After a few painful seconds, Garrick added, “John and I went to school together.”

John nodded, his smile plastic. “I loved your father’s reminder that you were first in our class. Still can’t get away from coming in second even all these years later.”

Garrick laughed, and I could tell he was uncomfortable by the stiffness of his hand when he laced our fingers together again. But you would never know it from his face.

Maybe that’s what I needed to do to get through this. I needed to act. I needed to turn off Bliss and become someone else, someone who fit in this place and knew what to say and what not to say. If I became that someone else, I could separate my thoughts from my own worries and maybe get through this night intact. The stage was the only place I ever really felt confident, and I could use a bit of confidence at the moment. So that’s what I did. I played a part.

“So John,” I asked. “What have you been doing since the last time you and Garrick saw each other? Catch us up.”

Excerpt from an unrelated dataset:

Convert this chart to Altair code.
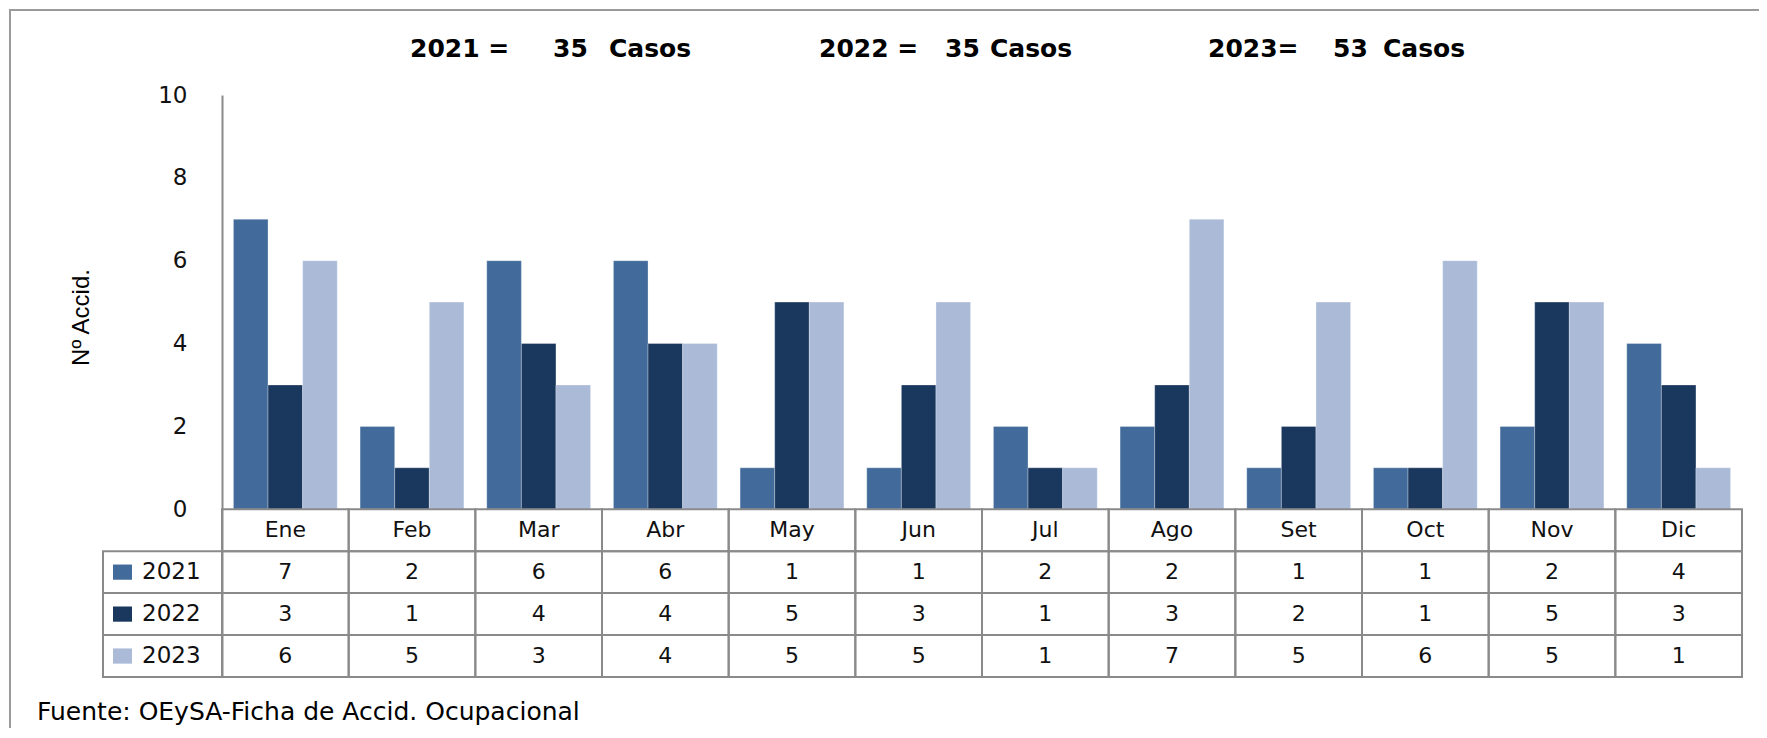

“Well”—he kissed the back of Amy’s hand—“I got married. Beat you on that front, at least.” God, this guy was a prick. No wonder Garrick was so stiff. “I’m now working as a software designer.”

“A software designer? That’s interesting. I bet that’s challenging.”

“Oh, not really. It’s a bit boring really. Though I’m sure in comparison to what Taylor over here is doing these days, it probably looks like brain surgery.”

I laughed, thinking with each little chuckle how satisfying it would be to punch him in the face.

“Well, some of us are blessed to have careers that we love and are simple because we love them. Others get jobs that are, what did you say? Boring? But maybe someday you’ll grow to love it.”

Garrick lowered his head and gave a cough that was suspiciously laugh-like and said, “It’s was nice chatting with you John, Amy. But we should probably make the rounds. Lots of people to see.”

Once he’d led me a few feet away, his shoulders began to bounce in laughter.

He said, “I realize I’m being redundant now, but I just can’t help it. Marry me?”

“You’re going to make me wear out the word yes.”

“Nah. I’m saving that goal for our wedding night.”

Miraculously, I managed to keep my blush to a minimum. I had a pretty tight rein on my reactions at the moment.

He walked me through the rest of the room talking to more old classmates, friends of the family, and neighbors. They were old, young, male, female, and I held my own. I wasn’t quite as charming as Garrick. That wasn’t humanly possible for me. Or most people, really. But I did okay. I watched people’s expressions change as they talked to me. They went from wary or amused (probably due to my entrance) to smiling and accepting.

I took a deep breath, and felt proud.

Garrick brushed a kiss against my cheek, and said, “You’re doing wonderfully. See? Nothing to worry about.”

I smiled, but there was a sour taste on my tongue. It was a good thing . . . that I could force myself to fit here in his life. I just wished I hadn’t had to be someone else to do it.

Almost as if she could sense my vulnerability, his mother made her reappearance then. She kissed Garrick’s cheek, and surveyed his outfit. “Better. Much better.”

She glanced briefly at my dress, but didn’t say anything.

“Everything going okay? I saw you talking to Mrs. Everheart. Is she well?”

“When is she not well?” Garrick asked. “How old is she now, a century?”

Ah. I nodded, remembering who they were talking about now.

His mom shrugged. “Who knows? I wouldn’t be surprised if she outlasted me just to spite all those grabby children of hers, dying for her inheritance.”

I took a deep breath, and tried not to let it show how disgusting I found this whole thing. That old woman, Margaret was her name, had been so sweet. She reminded me of Cade’s grandma, and the time he’d introduced us during college. She was kind, but you could definitely tell she was a firecracker underneath. That her own children would just see her as dollar signs was terrible. And that Garrick’s mum and even Garrick didn’t seem appalled by it . . . that was even worse.

Mrs. Taylor turned her eyes on me then, and said coolly, “So, Bliss, tell me about yourself?”

Not such a difficult question. But did I answer genuinely? Or did I tell her what she wanted to hear?